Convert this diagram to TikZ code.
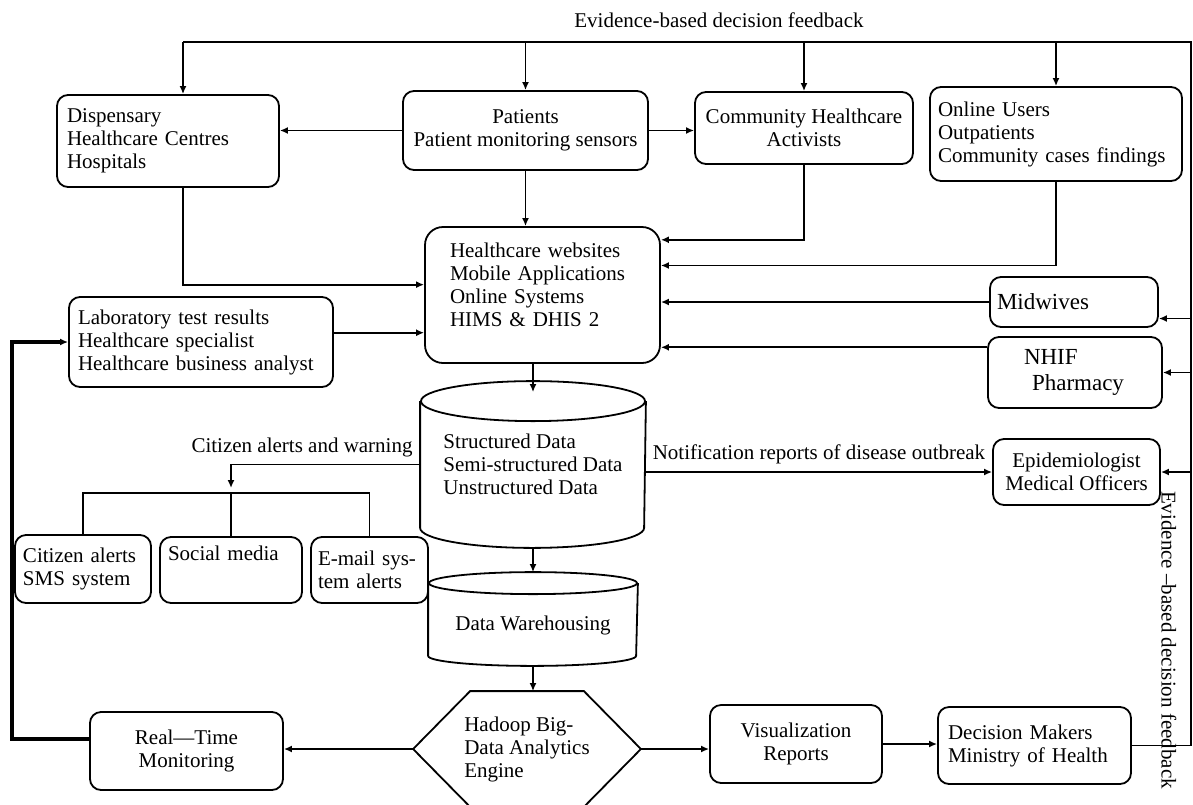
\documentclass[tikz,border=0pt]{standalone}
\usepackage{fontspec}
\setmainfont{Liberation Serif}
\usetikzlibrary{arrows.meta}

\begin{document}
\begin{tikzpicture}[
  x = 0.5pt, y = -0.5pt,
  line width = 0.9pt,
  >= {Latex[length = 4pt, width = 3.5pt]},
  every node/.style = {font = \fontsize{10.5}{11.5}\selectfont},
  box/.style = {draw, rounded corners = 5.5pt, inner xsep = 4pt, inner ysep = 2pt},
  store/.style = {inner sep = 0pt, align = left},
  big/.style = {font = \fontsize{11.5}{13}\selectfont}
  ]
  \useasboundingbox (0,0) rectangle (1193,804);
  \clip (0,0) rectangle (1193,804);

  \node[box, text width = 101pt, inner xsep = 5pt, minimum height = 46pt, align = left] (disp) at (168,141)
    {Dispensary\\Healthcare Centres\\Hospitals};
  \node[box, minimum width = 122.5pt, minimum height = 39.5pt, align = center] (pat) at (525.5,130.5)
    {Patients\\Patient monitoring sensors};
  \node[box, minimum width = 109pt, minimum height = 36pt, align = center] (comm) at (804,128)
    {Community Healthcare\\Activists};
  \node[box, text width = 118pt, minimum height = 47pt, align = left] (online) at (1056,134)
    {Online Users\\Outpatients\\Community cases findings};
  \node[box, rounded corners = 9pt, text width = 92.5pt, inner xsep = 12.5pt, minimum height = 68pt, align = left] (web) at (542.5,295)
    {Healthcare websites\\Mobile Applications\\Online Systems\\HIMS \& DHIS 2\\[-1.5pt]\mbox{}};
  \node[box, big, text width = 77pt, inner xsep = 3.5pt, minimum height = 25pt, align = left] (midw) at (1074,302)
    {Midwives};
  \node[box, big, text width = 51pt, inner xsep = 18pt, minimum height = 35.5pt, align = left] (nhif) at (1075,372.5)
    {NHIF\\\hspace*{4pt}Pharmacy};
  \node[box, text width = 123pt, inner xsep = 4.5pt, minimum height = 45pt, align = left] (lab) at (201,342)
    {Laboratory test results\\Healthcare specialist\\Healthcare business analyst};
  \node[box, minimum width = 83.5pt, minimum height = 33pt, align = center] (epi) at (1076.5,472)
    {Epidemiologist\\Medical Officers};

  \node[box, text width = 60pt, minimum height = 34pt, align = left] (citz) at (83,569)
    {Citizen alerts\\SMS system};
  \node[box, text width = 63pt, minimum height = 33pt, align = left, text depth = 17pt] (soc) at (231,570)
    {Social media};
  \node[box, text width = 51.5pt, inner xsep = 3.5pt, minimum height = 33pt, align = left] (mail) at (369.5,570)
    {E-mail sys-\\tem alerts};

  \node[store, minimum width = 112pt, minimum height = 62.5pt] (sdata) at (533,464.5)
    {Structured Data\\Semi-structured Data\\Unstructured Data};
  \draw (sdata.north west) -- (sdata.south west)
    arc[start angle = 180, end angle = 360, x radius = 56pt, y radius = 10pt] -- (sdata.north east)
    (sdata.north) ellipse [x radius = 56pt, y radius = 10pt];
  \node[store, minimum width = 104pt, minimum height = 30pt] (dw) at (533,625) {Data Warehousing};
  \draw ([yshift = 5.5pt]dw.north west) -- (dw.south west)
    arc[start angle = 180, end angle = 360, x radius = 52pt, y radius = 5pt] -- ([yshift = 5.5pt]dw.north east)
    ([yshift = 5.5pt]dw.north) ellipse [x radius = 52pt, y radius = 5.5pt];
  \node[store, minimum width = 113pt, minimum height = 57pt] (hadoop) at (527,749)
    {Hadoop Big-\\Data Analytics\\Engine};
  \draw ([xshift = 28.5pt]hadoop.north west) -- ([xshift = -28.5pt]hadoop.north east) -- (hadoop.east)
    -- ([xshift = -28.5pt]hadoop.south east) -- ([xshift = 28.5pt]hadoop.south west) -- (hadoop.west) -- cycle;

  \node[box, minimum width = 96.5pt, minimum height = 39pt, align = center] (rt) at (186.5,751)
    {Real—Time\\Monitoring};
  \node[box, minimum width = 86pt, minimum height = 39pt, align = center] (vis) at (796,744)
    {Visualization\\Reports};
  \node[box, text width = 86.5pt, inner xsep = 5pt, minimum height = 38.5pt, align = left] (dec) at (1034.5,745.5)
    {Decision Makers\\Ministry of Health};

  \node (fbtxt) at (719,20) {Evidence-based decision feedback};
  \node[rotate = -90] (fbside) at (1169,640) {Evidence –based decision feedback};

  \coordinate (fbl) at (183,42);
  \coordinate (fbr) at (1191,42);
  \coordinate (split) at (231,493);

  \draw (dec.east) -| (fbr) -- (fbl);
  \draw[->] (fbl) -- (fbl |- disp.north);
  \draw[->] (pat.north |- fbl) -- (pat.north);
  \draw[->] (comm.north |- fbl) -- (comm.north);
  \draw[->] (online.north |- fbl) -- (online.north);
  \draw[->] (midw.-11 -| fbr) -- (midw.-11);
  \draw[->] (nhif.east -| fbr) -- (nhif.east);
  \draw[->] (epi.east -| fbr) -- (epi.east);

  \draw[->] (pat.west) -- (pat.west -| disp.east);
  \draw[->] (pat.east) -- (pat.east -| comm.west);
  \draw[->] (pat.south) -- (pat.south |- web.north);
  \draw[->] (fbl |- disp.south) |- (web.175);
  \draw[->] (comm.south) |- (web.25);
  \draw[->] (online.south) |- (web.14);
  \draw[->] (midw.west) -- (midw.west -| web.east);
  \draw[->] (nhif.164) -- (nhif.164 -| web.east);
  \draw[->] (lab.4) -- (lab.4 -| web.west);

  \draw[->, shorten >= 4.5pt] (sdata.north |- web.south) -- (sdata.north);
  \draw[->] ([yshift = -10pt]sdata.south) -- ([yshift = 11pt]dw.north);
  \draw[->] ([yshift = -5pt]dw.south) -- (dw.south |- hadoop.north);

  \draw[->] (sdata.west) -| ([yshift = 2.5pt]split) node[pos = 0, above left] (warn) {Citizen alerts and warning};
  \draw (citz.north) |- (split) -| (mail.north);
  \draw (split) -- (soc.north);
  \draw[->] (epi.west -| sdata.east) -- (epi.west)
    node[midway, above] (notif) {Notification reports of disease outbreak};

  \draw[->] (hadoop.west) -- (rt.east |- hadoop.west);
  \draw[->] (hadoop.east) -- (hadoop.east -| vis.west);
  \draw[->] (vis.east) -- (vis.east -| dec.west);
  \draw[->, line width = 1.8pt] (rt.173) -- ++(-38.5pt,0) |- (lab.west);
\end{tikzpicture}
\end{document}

### Required work
Quote every line word for word and keep the images out of the copy.

### Expected answer
Convert this diagram to TikZ code.
\documentclass[tikz,border=0pt]{standalone}
\usepackage{fontspec}
\setmainfont{Liberation Serif}
\usetikzlibrary{arrows.meta}

\begin{document}
\begin{tikzpicture}[
  x = 0.5pt, y = -0.5pt,
  line width = 0.9pt,
  >= {Latex[length = 4pt, width = 3.5pt]},
  every node/.style = {font = \fontsize{10.5}{11.5}\selectfont},
  box/.style = {draw, rounded corners = 5.5pt, inner xsep = 4pt, inner ysep = 2pt},
  store/.style = {inner sep = 0pt, align = left},
  big/.style = {font = \fontsize{11.5}{13}\selectfont}
  ]
  \useasboundingbox (0,0) rectangle (1193,804);
  \clip (0,0) rectangle (1193,804);

  \node[box, text width = 101pt, inner xsep = 5pt, minimum height = 46pt, align = left] (disp) at (168,141)
    {Dispensary\\Healthcare Centres\\Hospitals};
  \node[box, minimum width = 122.5pt, minimum height = 39.5pt, align = center] (pat) at (525.5,130.5)
    {Patients\\Patient monitoring sensors};
  \node[box, minimum width = 109pt, minimum height = 36pt, align = center] (comm) at (804,128)
    {Community Healthcare\\Activists};
  \node[box, text width = 118pt, minimum height = 47pt, align = left] (online) at (1056,134)
    {Online Users\\Outpatients\\Community cases findings};
  \node[box, rounded corners = 9pt, text width = 92.5pt, inner xsep = 12.5pt, minimum height = 68pt, align = left] (web) at (542.5,295)
    {Healthcare websites\\Mobile Applications\\Online Systems\\HIMS \& DHIS 2\\[-1.5pt]\mbox{}};
  \node[box, big, text width = 77pt, inner xsep = 3.5pt, minimum height = 25pt, align = left] (midw) at (1074,302)
    {Midwives};
  \node[box, big, text width = 51pt, inner xsep = 18pt, minimum height = 35.5pt, align = left] (nhif) at (1075,372.5)
    {NHIF\\\hspace*{4pt}Pharmacy};
  \node[box, text width = 123pt, inner xsep = 4.5pt, minimum height = 45pt, align = left] (lab) at (201,342)
    {Laboratory test results\\Healthcare specialist\\Healthcare business analyst};
  \node[box, minimum width = 83.5pt, minimum height = 33pt, align = center] (epi) at (1076.5,472)
    {Epidemiologist\\Medical Officers};

  \node[box, text width = 60pt, minimum height = 34pt, align = left] (citz) at (83,569)
    {Citizen alerts\\SMS system};
  \node[box, text width = 63pt, minimum height = 33pt, align = left, text depth = 17pt] (soc) at (231,570)
    {Social media};
  \node[box, text width = 51.5pt, inner xsep = 3.5pt, minimum height = 33pt, align = left] (mail) at (369.5,570)
    {E-mail sys-\\tem alerts};

  \node[store, minimum width = 112pt, minimum height = 62.5pt] (sdata) at (533,464.5)
    {Structured Data\\Semi-structured Data\\Unstructured Data};
  \draw (sdata.north west) -- (sdata.south west)
    arc[start angle = 180, end angle = 360, x radius = 56pt, y radius = 10pt] -- (sdata.north east)
    (sdata.north) ellipse [x radius = 56pt, y radius = 10pt];
  \node[store, minimum width = 104pt, minimum height = 30pt] (dw) at (533,625) {Data Warehousing};
  \draw ([yshift = 5.5pt]dw.north west) -- (dw.south west)
    arc[start angle = 180, end angle = 360, x radius = 52pt, y radius = 5pt] -- ([yshift = 5.5pt]dw.north east)
    ([yshift = 5.5pt]dw.north) ellipse [x radius = 52pt, y radius = 5.5pt];
  \node[store, minimum width = 113pt, minimum height = 57pt] (hadoop) at (527,749)
    {Hadoop Big-\\Data Analytics\\Engine};
  \draw ([xshift = 28.5pt]hadoop.north west) -- ([xshift = -28.5pt]hadoop.north east) -- (hadoop.east)
    -- ([xshift = -28.5pt]hadoop.south east) -- ([xshift = 28.5pt]hadoop.south west) -- (hadoop.west) -- cycle;

  \node[box, minimum width = 96.5pt, minimum height = 39pt, align = center] (rt) at (186.5,751)
    {Real—Time\\Monitoring};
  \node[box, minimum width = 86pt, minimum height = 39pt, align = center] (vis) at (796,744)
    {Visualization\\Reports};
  \node[box, text width = 86.5pt, inner xsep = 5pt, minimum height = 38.5pt, align = left] (dec) at (1034.5,745.5)
    {Decision Makers\\Ministry of Health};

  \node (fbtxt) at (719,20) {Evidence-based decision feedback};
  \node[rotate = -90] (fbside) at (1169,640) {Evidence –based decision feedback};

  \coordinate (fbl) at (183,42);
  \coordinate (fbr) at (1191,42);
  \coordinate (split) at (231,493);

  \draw (dec.east) -| (fbr) -- (fbl);
  \draw[->] (fbl) -- (fbl |- disp.north);
  \draw[->] (pat.north |- fbl) -- (pat.north);
  \draw[->] (comm.north |- fbl) -- (comm.north);
  \draw[->] (online.north |- fbl) -- (online.north);
  \draw[->] (midw.-11 -| fbr) -- (midw.-11);
  \draw[->] (nhif.east -| fbr) -- (nhif.east);
  \draw[->] (epi.east -| fbr) -- (epi.east);

  \draw[->] (pat.west) -- (pat.west -| disp.east);
  \draw[->] (pat.east) -- (pat.east -| comm.west);
  \draw[->] (pat.south) -- (pat.south |- web.north);
  \draw[->] (fbl |- disp.south) |- (web.175);
  \draw[->] (comm.south) |- (web.25);
  \draw[->] (online.south) |- (web.14);
  \draw[->] (midw.west) -- (midw.west -| web.east);
  \draw[->] (nhif.164) -- (nhif.164 -| web.east);
  \draw[->] (lab.4) -- (lab.4 -| web.west);

  \draw[->, shorten >= 4.5pt] (sdata.north |- web.south) -- (sdata.north);
  \draw[->] ([yshift = -10pt]sdata.south) -- ([yshift = 11pt]dw.north);
  \draw[->] ([yshift = -5pt]dw.south) -- (dw.south |- hadoop.north);

  \draw[->] (sdata.west) -| ([yshift = 2.5pt]split) node[pos = 0, above left] (warn) {Citizen alerts and warning};
  \draw (citz.north) |- (split) -| (mail.north);
  \draw (split) -- (soc.north);
  \draw[->] (epi.west -| sdata.east) -- (epi.west)
    node[midway, above] (notif) {Notification reports of disease outbreak};

  \draw[->] (hadoop.west) -- (rt.east |- hadoop.west);
  \draw[->] (hadoop.east) -- (hadoop.east -| vis.west);
  \draw[->] (vis.east) -- (vis.east -| dec.west);
  \draw[->, line width = 1.8pt] (rt.173) -- ++(-38.5pt,0) |- (lab.west);
\end{tikzpicture}
\end{document}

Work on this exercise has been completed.